At the renamed Living Sound Recorders, Waltner’s prior emphasis on scouting local talent receded. Many of the releases issued simply originated via studio bookings, the golden-eared trio of Cox, Hardesty and Waltner being in the right place at the right time and proposing partnership after familiarizing themselves with a given band’s skills.

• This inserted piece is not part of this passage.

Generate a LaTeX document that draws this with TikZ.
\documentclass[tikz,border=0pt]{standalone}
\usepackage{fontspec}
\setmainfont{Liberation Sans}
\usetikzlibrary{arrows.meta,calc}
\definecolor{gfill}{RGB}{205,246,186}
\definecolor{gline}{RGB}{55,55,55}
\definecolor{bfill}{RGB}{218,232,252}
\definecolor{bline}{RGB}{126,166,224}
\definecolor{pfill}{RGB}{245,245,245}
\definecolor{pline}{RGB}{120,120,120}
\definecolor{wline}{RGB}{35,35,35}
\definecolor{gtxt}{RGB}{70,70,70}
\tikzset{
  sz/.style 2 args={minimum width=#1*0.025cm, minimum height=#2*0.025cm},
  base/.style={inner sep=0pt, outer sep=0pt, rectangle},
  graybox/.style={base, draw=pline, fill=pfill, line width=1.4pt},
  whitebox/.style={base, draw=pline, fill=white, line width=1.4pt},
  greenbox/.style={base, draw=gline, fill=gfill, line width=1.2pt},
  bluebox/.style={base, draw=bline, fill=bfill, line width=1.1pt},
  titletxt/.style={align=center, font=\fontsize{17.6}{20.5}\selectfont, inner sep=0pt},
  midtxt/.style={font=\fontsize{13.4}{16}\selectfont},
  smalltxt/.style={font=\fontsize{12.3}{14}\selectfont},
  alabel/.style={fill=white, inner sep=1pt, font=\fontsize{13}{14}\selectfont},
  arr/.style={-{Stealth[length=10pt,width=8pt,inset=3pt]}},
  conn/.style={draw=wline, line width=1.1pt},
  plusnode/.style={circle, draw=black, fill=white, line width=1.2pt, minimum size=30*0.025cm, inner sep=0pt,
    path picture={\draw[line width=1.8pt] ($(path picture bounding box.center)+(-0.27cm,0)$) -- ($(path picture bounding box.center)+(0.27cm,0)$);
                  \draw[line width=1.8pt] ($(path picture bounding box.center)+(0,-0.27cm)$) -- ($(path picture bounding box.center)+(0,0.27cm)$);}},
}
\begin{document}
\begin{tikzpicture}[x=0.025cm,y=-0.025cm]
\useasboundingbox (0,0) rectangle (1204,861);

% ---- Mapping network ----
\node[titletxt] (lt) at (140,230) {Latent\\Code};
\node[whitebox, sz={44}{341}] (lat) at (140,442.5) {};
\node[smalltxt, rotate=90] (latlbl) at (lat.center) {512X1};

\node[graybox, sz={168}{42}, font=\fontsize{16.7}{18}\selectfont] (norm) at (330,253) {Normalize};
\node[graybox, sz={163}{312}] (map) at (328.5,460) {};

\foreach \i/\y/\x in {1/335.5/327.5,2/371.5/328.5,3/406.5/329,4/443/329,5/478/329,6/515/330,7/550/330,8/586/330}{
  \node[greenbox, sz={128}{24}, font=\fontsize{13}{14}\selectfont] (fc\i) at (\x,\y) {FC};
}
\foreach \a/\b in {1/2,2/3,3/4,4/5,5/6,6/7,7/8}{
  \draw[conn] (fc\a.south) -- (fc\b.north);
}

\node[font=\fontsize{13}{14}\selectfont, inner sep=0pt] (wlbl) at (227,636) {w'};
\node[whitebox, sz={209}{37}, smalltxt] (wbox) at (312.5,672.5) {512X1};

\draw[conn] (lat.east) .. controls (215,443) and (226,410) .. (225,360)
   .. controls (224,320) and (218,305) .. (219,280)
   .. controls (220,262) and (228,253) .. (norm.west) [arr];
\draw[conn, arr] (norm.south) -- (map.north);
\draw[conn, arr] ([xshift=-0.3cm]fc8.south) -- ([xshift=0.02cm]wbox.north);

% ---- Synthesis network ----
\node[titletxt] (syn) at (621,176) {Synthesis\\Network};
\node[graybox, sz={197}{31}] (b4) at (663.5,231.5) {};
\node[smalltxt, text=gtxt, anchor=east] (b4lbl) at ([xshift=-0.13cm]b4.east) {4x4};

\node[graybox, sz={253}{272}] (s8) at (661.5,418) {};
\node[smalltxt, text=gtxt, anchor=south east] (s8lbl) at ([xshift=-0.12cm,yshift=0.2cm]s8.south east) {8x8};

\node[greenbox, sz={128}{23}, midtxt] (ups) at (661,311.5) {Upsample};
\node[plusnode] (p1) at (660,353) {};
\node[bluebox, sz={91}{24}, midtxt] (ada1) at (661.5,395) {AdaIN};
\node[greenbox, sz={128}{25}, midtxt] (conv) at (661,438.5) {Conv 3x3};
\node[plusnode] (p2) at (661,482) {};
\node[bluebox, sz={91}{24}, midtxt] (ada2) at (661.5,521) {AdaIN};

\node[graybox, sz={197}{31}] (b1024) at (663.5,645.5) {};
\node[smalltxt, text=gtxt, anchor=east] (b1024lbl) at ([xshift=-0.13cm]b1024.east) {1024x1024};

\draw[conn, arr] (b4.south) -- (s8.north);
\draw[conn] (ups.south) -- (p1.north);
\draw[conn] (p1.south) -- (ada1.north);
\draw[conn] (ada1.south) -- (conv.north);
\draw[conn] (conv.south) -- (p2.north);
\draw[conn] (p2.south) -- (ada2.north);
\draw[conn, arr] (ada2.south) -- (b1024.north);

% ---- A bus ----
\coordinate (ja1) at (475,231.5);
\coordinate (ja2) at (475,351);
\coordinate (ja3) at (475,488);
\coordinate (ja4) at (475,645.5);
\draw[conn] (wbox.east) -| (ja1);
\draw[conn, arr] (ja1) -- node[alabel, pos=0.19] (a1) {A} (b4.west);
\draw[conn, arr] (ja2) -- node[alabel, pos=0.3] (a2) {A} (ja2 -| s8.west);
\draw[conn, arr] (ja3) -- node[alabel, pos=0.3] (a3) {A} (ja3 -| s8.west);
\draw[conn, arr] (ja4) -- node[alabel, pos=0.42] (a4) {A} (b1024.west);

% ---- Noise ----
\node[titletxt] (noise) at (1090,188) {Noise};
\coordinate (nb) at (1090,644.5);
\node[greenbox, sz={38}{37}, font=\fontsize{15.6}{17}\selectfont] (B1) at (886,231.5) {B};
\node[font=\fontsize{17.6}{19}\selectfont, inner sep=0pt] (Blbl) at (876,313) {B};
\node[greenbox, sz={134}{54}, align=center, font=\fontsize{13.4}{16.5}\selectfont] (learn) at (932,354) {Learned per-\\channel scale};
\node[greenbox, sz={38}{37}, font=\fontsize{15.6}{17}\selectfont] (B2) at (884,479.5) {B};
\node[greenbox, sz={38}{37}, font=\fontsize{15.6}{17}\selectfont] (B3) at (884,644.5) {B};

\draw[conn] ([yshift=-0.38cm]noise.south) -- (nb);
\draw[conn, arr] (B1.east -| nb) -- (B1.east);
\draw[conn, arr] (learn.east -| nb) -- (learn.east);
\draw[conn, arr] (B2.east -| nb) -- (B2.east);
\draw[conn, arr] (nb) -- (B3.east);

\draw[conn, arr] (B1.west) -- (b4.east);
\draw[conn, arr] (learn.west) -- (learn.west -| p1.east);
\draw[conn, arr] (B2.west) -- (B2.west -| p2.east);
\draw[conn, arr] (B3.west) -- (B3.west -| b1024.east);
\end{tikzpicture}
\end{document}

And, to that end, the trio’s searching ears sought out lyrically complex, longing, frenetic, melodic and mellow compositions in equal measure, across folk-rock/soft psych (Bob Belche, The Morning Sun); the balladic, dreamy psychedelia primed for Swedish uber-collector Jorgen Johansson’s Fading Yellow series by J.C. Horton, and Alice (who later evolved into UNI act D.C. Hawk, and held in its ranks future Yankee Rose bassist Pete Currier); dark, Los Angeles garage-psych (Midnight Snack, Bedpost Oracle); tambourine-shakin’ soft garage-bubble-psych replete with cheap organ and elegiac jazz guitar lines (Leafy Wilson, backed by Bedpost Oracle); proto- power pop, Ronnie McFarlin’s ragged teen-pop and prescient country-rock more melodious than his latter-day, “Real People”-centric sides, and still had time to construct the lush, heartbroken, sunshine vibrations of Waltner’s “Can’t Make It Without You.”

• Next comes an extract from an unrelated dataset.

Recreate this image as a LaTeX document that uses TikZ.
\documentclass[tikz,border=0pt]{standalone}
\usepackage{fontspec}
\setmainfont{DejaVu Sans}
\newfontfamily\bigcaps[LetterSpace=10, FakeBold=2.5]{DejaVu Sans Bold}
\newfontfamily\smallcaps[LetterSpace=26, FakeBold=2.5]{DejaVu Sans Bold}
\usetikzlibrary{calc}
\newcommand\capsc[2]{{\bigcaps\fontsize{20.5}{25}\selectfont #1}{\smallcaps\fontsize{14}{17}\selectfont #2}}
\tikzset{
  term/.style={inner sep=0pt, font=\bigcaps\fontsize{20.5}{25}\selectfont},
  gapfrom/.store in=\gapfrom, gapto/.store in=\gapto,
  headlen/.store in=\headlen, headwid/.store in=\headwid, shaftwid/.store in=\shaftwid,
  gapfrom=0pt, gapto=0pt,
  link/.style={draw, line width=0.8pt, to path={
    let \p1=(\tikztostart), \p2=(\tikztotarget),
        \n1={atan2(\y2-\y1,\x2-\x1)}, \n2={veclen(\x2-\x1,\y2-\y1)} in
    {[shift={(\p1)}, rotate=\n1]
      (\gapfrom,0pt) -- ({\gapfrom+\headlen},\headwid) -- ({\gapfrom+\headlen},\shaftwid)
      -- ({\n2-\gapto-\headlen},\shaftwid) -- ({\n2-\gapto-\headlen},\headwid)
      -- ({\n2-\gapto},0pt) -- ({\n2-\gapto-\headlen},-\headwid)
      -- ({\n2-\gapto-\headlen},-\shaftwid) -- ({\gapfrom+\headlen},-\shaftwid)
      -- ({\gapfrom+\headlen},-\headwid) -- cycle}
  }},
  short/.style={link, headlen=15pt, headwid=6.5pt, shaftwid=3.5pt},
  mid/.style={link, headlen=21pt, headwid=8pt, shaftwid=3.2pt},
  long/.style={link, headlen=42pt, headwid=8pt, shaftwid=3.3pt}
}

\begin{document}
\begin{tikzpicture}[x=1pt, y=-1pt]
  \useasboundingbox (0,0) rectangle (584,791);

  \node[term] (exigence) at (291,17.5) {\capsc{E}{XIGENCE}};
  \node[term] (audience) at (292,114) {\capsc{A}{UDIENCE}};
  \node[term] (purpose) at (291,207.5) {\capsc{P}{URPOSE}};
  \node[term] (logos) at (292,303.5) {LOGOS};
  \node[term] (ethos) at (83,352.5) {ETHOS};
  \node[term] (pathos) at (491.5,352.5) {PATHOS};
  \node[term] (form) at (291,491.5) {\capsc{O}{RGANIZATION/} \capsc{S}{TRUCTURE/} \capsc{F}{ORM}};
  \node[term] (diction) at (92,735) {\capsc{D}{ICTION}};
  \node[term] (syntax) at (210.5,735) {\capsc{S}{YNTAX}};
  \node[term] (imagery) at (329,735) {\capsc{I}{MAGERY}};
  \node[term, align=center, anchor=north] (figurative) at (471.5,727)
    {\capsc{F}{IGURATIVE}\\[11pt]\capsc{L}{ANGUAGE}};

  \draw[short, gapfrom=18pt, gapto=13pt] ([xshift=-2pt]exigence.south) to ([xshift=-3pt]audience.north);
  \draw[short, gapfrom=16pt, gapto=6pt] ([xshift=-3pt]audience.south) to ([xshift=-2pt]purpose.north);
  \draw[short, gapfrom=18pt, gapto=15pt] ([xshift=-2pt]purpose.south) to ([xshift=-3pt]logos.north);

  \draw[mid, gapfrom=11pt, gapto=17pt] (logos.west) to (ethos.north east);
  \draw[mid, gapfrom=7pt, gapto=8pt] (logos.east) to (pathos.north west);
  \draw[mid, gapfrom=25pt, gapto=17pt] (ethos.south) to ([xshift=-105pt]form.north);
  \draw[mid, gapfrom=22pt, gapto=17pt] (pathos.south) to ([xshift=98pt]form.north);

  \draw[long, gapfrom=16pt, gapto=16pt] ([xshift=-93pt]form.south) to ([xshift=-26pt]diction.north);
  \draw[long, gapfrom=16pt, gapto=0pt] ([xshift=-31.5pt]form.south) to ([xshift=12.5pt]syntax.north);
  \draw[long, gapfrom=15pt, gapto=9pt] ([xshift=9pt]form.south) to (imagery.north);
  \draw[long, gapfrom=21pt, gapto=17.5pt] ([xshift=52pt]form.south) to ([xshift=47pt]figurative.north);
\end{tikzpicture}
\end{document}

After incorporating an additional partner which didn’t work out, and time generally taking its toll, Waltner sold his interest in Living Sound in 1970, moved to Santa Ana, and continued writing and recording, including mail-order demos for other artists done in his home studio. He’d later join the Scene III lounge trio, performing at local restaurants and bars when time allowed. Cox played with the KRLA Roadshow, produced and did arrangements for a variety of artists, started several labels each with a handful of releases including his own—Calico, Daisy, Sunbird, Utopia, etc.—and formed a new publishing company called Early Bird Music. Near the end of his initial music career of two-and-a-half decades starting in 1960, he also played for a few years backing up folk-pop almost-was Tim Morgon, whom he’d met when producing a session on him for Kapp Records ages back at Living Sound. But, once the constant sound of pounding drums lightly began fading from his consciousness, he realized he craved silence, not even peeking into the FM signal for a few years, focused purely on AM talk radio after decades into a raucous career. Today, the three partners in Corby Records remain close friends, and once again play music, but on a more hobbyist or personal edification basis.
Akin to the hand-like ‘C’ and ‘Y’ in the final Corby label logo grasping the ‘orb’—designed by his own hand, like the two before it—Waltner has held tight onto files, paperwork, tapes, and ephemera from this era throughout the decades, amassing an archive without which this compilation would not exist. Across a hard-won half-decade, Corby Records issued more than two dozen releases, quite notable for a ’60s indie upstart. They created a strong, impressive catalog, orbiting the fringe, only cracking the thin, brittle, outside edge of superstardom. With Soft Summer Breezes: Corby’s Living Sound, it’s now in your hands to grasp and cherish.